Chutzpah! I don’t recall Osborne or his chum Cameron manning the barricades against the disastrous Brown/Darling strategy that snatched depression from the jaws of a downturn. What I remember is the Tories in a shootout with the socialist government over who can tax and spend the most. Even now the Tories promise only a slight reduction in the growth of state spending and they’ll maintain Labour’s pernicious tax rates. As for Osborne, he’s busy demonstrating that he’s learned nothing and has no idea what to do:

 “We need a change in direction to get the country working again.”

Does anyone believe Osborne has a clue what he’s talking about? We need government to get out of the way so the economy can kill debt and sink malinvestments, we need interest rates to rise and reward the saving of real capital, we need government to stop pretending it can save an economy by sucking vast amounts of wealth from it. Instead, Osborne would continue to stuff the economy because he’d do exactly what the socialists are already doing.


By ATWadmin On October 23rd, 2009 at 9:53 am

 … dashed on the rocks of economic reality.

6:18 GMT Britain’s worst recession since 1930s expected to have ended, experts say – trumpets the Telegraph headline.

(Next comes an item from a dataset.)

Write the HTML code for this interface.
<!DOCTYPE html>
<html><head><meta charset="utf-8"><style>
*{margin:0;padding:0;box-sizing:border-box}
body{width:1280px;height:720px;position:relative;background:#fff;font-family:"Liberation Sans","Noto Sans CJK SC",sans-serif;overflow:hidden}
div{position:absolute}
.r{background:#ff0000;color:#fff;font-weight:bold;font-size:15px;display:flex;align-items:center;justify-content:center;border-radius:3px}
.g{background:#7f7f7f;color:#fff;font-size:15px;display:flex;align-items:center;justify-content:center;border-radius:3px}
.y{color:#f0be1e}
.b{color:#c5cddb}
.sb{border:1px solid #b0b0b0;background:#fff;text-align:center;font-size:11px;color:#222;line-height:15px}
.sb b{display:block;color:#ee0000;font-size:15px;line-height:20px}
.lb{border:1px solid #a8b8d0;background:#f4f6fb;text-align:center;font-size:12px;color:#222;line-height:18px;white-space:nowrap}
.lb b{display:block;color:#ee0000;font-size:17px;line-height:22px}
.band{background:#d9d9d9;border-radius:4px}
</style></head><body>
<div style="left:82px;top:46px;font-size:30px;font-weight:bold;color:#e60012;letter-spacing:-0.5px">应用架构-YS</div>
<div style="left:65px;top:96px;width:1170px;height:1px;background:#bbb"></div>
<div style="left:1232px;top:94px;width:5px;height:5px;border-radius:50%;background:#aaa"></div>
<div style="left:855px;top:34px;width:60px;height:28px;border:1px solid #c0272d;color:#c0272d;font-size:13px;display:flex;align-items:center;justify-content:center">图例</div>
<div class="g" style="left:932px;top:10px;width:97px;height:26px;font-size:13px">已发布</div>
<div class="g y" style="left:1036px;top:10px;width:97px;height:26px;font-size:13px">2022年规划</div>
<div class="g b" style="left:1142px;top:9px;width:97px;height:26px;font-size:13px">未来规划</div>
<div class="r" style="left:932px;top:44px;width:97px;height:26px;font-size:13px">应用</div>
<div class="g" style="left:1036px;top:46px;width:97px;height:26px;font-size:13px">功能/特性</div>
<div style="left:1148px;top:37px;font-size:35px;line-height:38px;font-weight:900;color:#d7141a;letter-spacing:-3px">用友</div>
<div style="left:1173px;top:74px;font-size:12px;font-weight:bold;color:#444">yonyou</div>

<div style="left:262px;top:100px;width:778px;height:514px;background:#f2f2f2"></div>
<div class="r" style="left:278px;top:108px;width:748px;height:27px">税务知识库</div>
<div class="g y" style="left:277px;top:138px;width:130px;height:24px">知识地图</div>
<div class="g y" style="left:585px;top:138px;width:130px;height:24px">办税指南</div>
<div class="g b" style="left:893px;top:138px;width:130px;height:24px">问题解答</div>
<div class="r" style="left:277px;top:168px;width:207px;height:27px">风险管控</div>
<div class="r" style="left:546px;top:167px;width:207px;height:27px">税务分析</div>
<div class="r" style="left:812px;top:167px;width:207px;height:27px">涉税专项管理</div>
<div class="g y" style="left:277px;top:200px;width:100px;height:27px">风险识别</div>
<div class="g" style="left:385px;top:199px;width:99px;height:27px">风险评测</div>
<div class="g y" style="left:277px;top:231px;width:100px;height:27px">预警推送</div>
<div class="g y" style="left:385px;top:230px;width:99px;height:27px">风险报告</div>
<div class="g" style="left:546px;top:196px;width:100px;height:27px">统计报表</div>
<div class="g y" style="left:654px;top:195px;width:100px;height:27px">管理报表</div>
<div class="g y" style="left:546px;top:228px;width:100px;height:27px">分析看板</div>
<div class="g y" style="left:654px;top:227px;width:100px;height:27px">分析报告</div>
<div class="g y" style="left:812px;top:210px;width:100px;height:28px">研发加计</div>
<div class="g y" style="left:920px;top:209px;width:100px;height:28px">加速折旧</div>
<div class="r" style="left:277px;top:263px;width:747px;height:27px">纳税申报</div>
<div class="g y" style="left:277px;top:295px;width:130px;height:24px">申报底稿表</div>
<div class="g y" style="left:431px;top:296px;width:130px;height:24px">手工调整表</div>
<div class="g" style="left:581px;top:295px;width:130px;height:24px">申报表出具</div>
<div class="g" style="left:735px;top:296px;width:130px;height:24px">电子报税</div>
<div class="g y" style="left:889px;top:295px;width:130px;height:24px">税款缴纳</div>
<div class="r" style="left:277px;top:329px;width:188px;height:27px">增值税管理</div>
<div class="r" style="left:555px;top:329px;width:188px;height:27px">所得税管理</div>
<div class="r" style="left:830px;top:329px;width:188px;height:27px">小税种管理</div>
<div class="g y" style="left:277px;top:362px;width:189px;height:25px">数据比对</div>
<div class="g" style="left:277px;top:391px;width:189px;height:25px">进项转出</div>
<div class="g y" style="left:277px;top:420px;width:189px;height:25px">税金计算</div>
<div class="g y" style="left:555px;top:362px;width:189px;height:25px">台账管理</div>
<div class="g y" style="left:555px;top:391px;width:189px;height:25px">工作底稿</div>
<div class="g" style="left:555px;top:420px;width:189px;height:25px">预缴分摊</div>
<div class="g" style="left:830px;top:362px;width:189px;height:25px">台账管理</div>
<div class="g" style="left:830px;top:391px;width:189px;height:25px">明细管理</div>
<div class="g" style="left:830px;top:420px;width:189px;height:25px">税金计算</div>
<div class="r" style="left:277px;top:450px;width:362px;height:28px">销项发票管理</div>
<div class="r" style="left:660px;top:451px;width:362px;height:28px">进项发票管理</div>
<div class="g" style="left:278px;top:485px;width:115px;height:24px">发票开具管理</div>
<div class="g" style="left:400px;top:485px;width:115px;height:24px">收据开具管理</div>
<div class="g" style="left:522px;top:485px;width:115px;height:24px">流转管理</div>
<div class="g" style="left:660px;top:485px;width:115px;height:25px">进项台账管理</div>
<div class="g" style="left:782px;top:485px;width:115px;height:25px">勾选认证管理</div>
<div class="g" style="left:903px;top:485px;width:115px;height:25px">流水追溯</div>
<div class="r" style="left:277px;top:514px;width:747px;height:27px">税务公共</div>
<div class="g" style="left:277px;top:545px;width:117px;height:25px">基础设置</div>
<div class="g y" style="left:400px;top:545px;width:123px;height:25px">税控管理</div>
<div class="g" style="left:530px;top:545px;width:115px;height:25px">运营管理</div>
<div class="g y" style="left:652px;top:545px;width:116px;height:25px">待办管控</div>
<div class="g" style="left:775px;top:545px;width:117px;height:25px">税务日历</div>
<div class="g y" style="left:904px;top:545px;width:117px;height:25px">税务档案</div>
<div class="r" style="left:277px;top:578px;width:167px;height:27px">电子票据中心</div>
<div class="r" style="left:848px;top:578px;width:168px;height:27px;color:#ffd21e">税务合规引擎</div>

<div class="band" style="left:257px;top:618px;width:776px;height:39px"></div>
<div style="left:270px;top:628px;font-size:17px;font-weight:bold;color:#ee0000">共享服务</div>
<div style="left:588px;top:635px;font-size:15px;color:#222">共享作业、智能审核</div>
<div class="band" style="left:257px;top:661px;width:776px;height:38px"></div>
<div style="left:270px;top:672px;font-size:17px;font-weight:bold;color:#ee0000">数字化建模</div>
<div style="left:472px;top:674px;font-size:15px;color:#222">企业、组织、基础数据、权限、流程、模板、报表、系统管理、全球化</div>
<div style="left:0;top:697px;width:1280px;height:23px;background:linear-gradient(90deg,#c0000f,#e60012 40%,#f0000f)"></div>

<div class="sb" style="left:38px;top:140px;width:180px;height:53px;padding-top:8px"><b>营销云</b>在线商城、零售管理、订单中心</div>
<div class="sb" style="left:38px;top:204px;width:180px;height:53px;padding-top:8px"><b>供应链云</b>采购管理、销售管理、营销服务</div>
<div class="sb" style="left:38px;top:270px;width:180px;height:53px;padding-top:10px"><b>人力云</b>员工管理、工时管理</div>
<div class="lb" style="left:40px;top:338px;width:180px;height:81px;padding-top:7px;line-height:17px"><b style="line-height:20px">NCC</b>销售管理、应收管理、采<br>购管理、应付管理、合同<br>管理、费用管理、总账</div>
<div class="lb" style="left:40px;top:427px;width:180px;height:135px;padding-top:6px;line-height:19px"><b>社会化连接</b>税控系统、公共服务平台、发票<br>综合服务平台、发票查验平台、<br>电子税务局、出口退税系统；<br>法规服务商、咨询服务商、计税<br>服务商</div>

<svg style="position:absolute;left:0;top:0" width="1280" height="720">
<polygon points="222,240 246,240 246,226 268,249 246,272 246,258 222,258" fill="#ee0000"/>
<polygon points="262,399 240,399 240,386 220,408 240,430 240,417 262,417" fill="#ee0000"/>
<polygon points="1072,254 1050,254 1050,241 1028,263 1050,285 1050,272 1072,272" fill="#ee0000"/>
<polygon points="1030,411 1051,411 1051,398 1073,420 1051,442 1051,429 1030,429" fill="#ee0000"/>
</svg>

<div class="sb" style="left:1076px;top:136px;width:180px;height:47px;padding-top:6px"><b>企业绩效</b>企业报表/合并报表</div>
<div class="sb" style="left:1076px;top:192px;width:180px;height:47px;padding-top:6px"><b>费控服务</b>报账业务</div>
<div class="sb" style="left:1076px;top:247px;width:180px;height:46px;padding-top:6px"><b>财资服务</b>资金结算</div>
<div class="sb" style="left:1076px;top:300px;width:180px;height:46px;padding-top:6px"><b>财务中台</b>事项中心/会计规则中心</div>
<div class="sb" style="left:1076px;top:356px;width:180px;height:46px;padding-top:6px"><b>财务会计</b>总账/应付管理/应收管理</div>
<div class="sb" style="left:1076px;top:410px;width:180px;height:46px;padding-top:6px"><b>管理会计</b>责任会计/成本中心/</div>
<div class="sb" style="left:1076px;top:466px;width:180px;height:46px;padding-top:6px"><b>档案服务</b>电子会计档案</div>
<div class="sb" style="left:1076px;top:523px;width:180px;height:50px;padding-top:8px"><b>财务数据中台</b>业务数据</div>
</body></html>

After five consecutive quarters of contraction, the majority of economists predict the economy grew 0.2pc during the third quarter of the year. The Office for National Statistics is scheduled to release the figures at 9.30am.”

The possible end of the recession is likely to be seized upon by Gordon Brown as a vindication of the billions of pounds of life support given the economy since the financial crisis plunged it into recession. Starting with the injection of £47bn into Royal Bank of Scotland and Lloyds in October last year, the economy has enjoyed a blitz of measures designed to prevent it tipping into depression.

9:31 GMT Experts haven’t a clue – says the BBC:

The UK economy unexpectedly contracted by 0.4% between July and September, according to official figures, meaning the country is still in recession.

Aye, the longest recession since records began, no less. So much for those PhDs, fancy spreadsheets and “blitz of measures designed to prevent depression” eh, experts? Next time, try studying real economics instead of that Keynesian voodoo rubbish. You may have understood the business cycle, avoided cheerleading the catastrophic policies which blew up the economy and not sedated it further under the guide of pretendy stimulus packages and brainless bail outs. 

In fact, no. Instead, go and join Gordon Brown and his hope of miraculous economic news, in a darkened room.